Shouldn’t we be ashamed of our suicide terrorists?

For the fourth time in two years time, a Dutch jihadi has committed a suicide attack in Iraq or Syria. It has been said, but not yet confirmed, that Lotfi S. from northern Amsterdam has committed a suicide attack in Fallujah, Iraq.

The question is: shouldn’t we be ashamed when a fellow countryman is capable of such a deed? Or: are we ashamed at all?

According to Paul van Tongeren, professor Ethics, the answer is no, because ‘we don’t identify ourselves with these guys’. There is however a problem with this mechanism of ‘looking the other way’, as has also been stated by Ben Bot, Dutch former minister Foreign Affairs: it is our problem, because our society was not able to prevent these persons from leaving.

The attacks committed by fellow countrymen would probably have a greater impact when it was known how many victims it has caused, if among them are children or if photo’s would be published.
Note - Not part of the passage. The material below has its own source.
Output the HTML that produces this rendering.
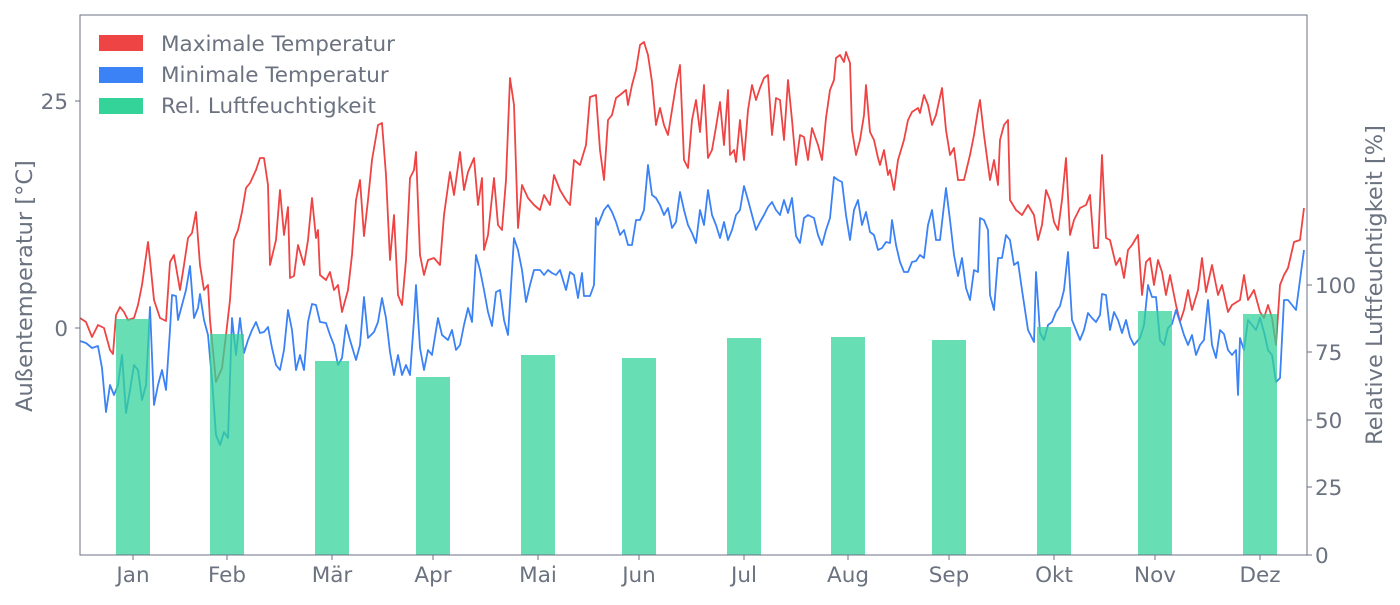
<!DOCTYPE html>
<html><head><meta charset="utf-8"><style>
body{margin:0;background:#fff;}
text{font-family:"DejaVu Sans","Liberation Sans",sans-serif;fill:#6b7280;}
</style></head><body>
<svg width="1400" height="600" xmlns="http://www.w3.org/2000/svg">
<rect width="1400" height="600" fill="#fff"/>
<g fill="none" stroke-width="1.8" stroke-linejoin="round">
<polyline stroke="#ef4444" points="80,318 86,322 92,337 98,325 104,328 110,350 113,354 116,315 120,307 124,312 128,320 134,318 138,305 142,285 148,242 150,260 154,300 160,318 166,321 170,262 174,255 180,290 184,265 188,238 192,233 196,212 200,265 204,290 208,285 210,320 216,382 222,368 226,335 230,300 234,240 238,230 242,212 246,188 250,183 256,170 260,158 264,158 268,185 270,265 276,240 280,190 284,235 288,207 290,278 294,276 298,245 304,265 308,240 312,198 316,238 318,230 320,275 326,280 330,272 334,290 338,285 342,312 348,290 352,255 356,200 360,180 364,236 368,200 372,160 378,125 382,123 386,175 390,260 394,215 398,295 402,305 406,260 410,178 414,170 416,152 420,255 424,275 428,260 434,258 440,265 444,215 450,172 454,195 460,152 464,190 468,172 474,158 478,205 482,178 484,250 488,235 494,178 498,225 502,230 506,180 510,78 514,105 518,228 522,185 528,198 534,205 540,210 544,195 550,205 554,175 560,190 566,200 570,205 574,160 580,165 586,145 590,97 596,95 600,150 604,180 608,120 612,115 616,98 620,95 626,90 628,105 632,85 636,70 640,45 644,42 648,55 652,82 656,125 660,108 664,125 668,135 672,110 676,85 680,65 684,160 688,168 692,120 696,100 700,132 704,85 708,158 712,150 716,127 720,102 724,145 728,90 730,155 734,150 736,162 740,120 744,160 748,110 752,85 756,100 760,88 764,78 768,75 772,135 776,98 780,100 784,140 788,80 792,120 796,165 800,135 804,137 808,160 812,128 818,145 822,160 826,118 830,90 834,80 836,58 840,55 844,62 846,52 850,63 852,130 856,155 860,140 864,115 866,85 870,132 874,140 878,158 880,165 884,150 888,175 890,170 894,190 898,160 904,140 908,120 912,112 918,108 920,113 924,95 928,105 932,125 936,115 942,88 946,130 950,155 954,148 958,180 964,180 970,155 974,135 978,110 980,100 984,135 990,180 994,160 998,185 1000,140 1004,125 1008,120 1010,200 1016,210 1022,215 1028,205 1034,215 1038,240 1042,225 1046,190 1050,200 1054,222 1058,230 1062,200 1066,158 1070,235 1074,220 1080,208 1086,205 1090,195 1094,248 1098,248 1102,155 1106,238 1110,240 1116,265 1120,258 1124,278 1128,250 1132,245 1138,235 1142,295 1146,262 1150,258 1154,285 1158,260 1162,272 1166,295 1170,275 1176,305 1180,322 1184,310 1188,290 1192,310 1198,290 1202,258 1206,292 1212,265 1218,295 1222,285 1228,312 1232,305 1240,300 1244,275 1248,300 1254,290 1260,312 1264,318 1268,305 1272,318 1276,345 1280,285 1284,275 1288,268 1294,242 1300,240 1304,208"/>
<polyline stroke="#3b82f6" points="80,341 86,343 92,348 98,346 102,368 106,412 110,385 114,395 118,385 122,355 126,413 130,390 134,365 138,370 142,400 146,385 150,307 154,405 158,385 162,370 166,390 170,330 172,295 176,296 178,320 182,305 186,290 190,266 194,318 198,308 200,294 204,320 208,335 212,380 216,435 220,445 224,432 228,438 232,318 236,355 240,318 244,353 248,340 252,330 256,322 260,333 264,332 268,327 272,348 276,365 280,370 284,350 288,310 292,330 296,370 300,355 304,370 308,322 312,304 316,305 320,322 326,323 330,335 334,345 338,365 342,358 346,325 350,340 356,360 360,345 364,297 368,338 374,332 378,322 382,298 386,318 390,352 394,375 398,355 402,375 406,365 410,375 414,320 416,285 420,348 424,370 428,350 432,355 438,318 442,335 448,340 452,330 456,350 460,345 464,325 468,308 472,322 476,255 480,270 484,290 488,312 492,326 496,292 500,290 504,320 508,335 514,238 518,250 522,270 526,302 530,285 534,270 540,270 544,275 548,270 552,273 556,275 560,270 566,290 570,272 574,275 578,298 582,273 584,296 590,296 594,285 596,218 598,225 604,210 608,205 612,212 616,222 620,235 624,230 628,245 632,245 636,220 640,220 644,210 648,165 652,195 656,198 660,205 664,215 668,208 672,228 676,222 680,192 684,210 688,225 692,233 696,243 700,210 704,225 708,190 712,215 716,225 720,238 724,222 728,240 732,230 736,215 740,210 744,186 748,200 752,215 756,230 760,222 764,215 768,207 772,202 776,210 780,215 784,200 788,213 792,198 796,236 800,243 804,218 808,215 814,218 818,235 822,245 826,230 830,218 834,177 838,180 842,182 846,215 850,240 854,210 858,200 862,225 866,212 870,232 874,235 878,250 882,248 886,242 890,243 892,220 896,245 900,262 904,272 908,272 912,262 916,261 920,255 924,258 928,225 932,210 936,240 940,240 946,188 950,220 954,255 958,276 962,258 966,288 970,300 974,270 978,272 980,218 984,220 988,230 990,295 994,310 998,258 1002,258 1006,235 1010,240 1014,265 1018,262 1022,290 1028,330 1034,342 1036,272 1040,333 1044,340 1048,325 1052,322 1056,312 1060,306 1064,290 1068,252 1072,320 1076,330 1080,340 1084,330 1088,313 1092,318 1096,322 1100,315 1102,294 1106,295 1110,330 1114,312 1118,320 1122,333 1126,320 1130,337 1134,345 1140,338 1144,325 1148,285 1152,297 1156,297 1160,340 1164,345 1168,328 1172,324 1176,310 1180,322 1184,335 1188,345 1192,335 1196,355 1200,345 1204,340 1208,300 1212,345 1216,358 1220,330 1224,334 1228,350 1232,355 1236,350 1238,395 1240,338 1244,350 1248,320 1252,325 1256,330 1260,318 1264,332 1268,350 1272,355 1276,382 1280,378 1284,300 1288,300 1292,305 1296,310 1300,280 1304,250"/>
</g>
<g fill="#34d399" fill-opacity="0.75">
<rect x="116" y="319" width="34" height="236"/>
<rect x="210" y="334" width="34" height="221"/>
<rect x="315" y="361" width="34" height="194"/>
<rect x="416" y="377" width="34" height="178"/>
<rect x="521" y="355" width="34" height="200"/>
<rect x="622" y="358" width="34" height="197"/>
<rect x="727" y="338" width="34" height="217"/>
<rect x="831" y="337" width="34" height="218"/>
<rect x="932" y="340" width="34" height="215"/>
<rect x="1037" y="327" width="34" height="228"/>
<rect x="1138" y="311" width="34" height="244"/>
<rect x="1243" y="314" width="34" height="241"/>
</g>
<rect x="80" y="15" width="1227" height="540" fill="none" stroke="#6b7280" stroke-width="1"/>
<g stroke="#6b7280" stroke-width="1">
<line x1="75" y1="101" x2="80" y2="101"/><line x1="75" y1="328" x2="80" y2="328"/>
<line x1="1307" y1="555" x2="1312" y2="555"/><line x1="1307" y1="487" x2="1312" y2="487"/>
<line x1="1307" y1="420" x2="1312" y2="420"/><line x1="1307" y1="352" x2="1312" y2="352"/>
<line x1="1307" y1="285" x2="1312" y2="285"/>
<line x1="133" y1="555" x2="133" y2="560"/><line x1="227" y1="555" x2="227" y2="560"/>
<line x1="332" y1="555" x2="332" y2="560"/><line x1="433" y1="555" x2="433" y2="560"/>
<line x1="538" y1="555" x2="538" y2="560"/><line x1="639" y1="555" x2="639" y2="560"/>
<line x1="744" y1="555" x2="744" y2="560"/><line x1="848" y1="555" x2="848" y2="560"/>
<line x1="949" y1="555" x2="949" y2="560"/><line x1="1054" y1="555" x2="1054" y2="560"/>
<line x1="1155" y1="555" x2="1155" y2="560"/><line x1="1260" y1="555" x2="1260" y2="560"/>
</g>
<g font-size="21.5">
<text x="68" y="109" text-anchor="end">25</text>
<text x="68" y="336" text-anchor="end">0</text>
<g text-anchor="start">
<text x="1315" y="563">0</text><text x="1315" y="495">25</text><text x="1315" y="428">50</text>
<text x="1315" y="360">75</text><text x="1315" y="293">100</text>
</g>
<g text-anchor="middle">
<text x="133" y="582">Jan</text><text x="227" y="582">Feb</text><text x="332" y="582">Mär</text>
<text x="433" y="582">Apr</text><text x="538" y="582">Mai</text><text x="639" y="582">Jun</text>
<text x="744" y="582">Jul</text><text x="848" y="582">Aug</text><text x="949" y="582">Sep</text>
<text x="1054" y="582">Okt</text><text x="1155" y="582">Nov</text><text x="1260" y="582">Dez</text>
</g>
</g>
<g font-size="22.5">
<text transform="translate(32,286) rotate(-90)" text-anchor="middle">Außentemperatur [°C]</text>
<text transform="translate(1382,285) rotate(-90)" text-anchor="middle">Relative Luftfeuchtigkeit [%]</text>
</g>
<g font-size="21.5">
<rect x="99" y="35" width="44" height="16" fill="#ef4444"/>
<rect x="99" y="67" width="44" height="16" fill="#3b82f6"/>
<rect x="99" y="98" width="44" height="16" fill="#34d399"/>
<text x="161" y="51">Maximale Temperatur</text>
<text x="161" y="82">Minimale Temperatur</text>
<text x="161" y="113">Rel. Luftfeuchtigkeit</text>
</g>
</svg>
</body></html>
But now it is all too abstract.

Pieter Nanninga, researcher on jihadism Rijksuniversiteit in the city of Groningen, shares Bots opinion that Dutch suicide attackers are indeed a Dutch problem too.

Van Tongeren further states that it would be a good if the Dutch government paid her condolences to the families of the victims. Otherwise the We-They distinction would become even stricter, incorporating more than only terrorists or jihadi’s.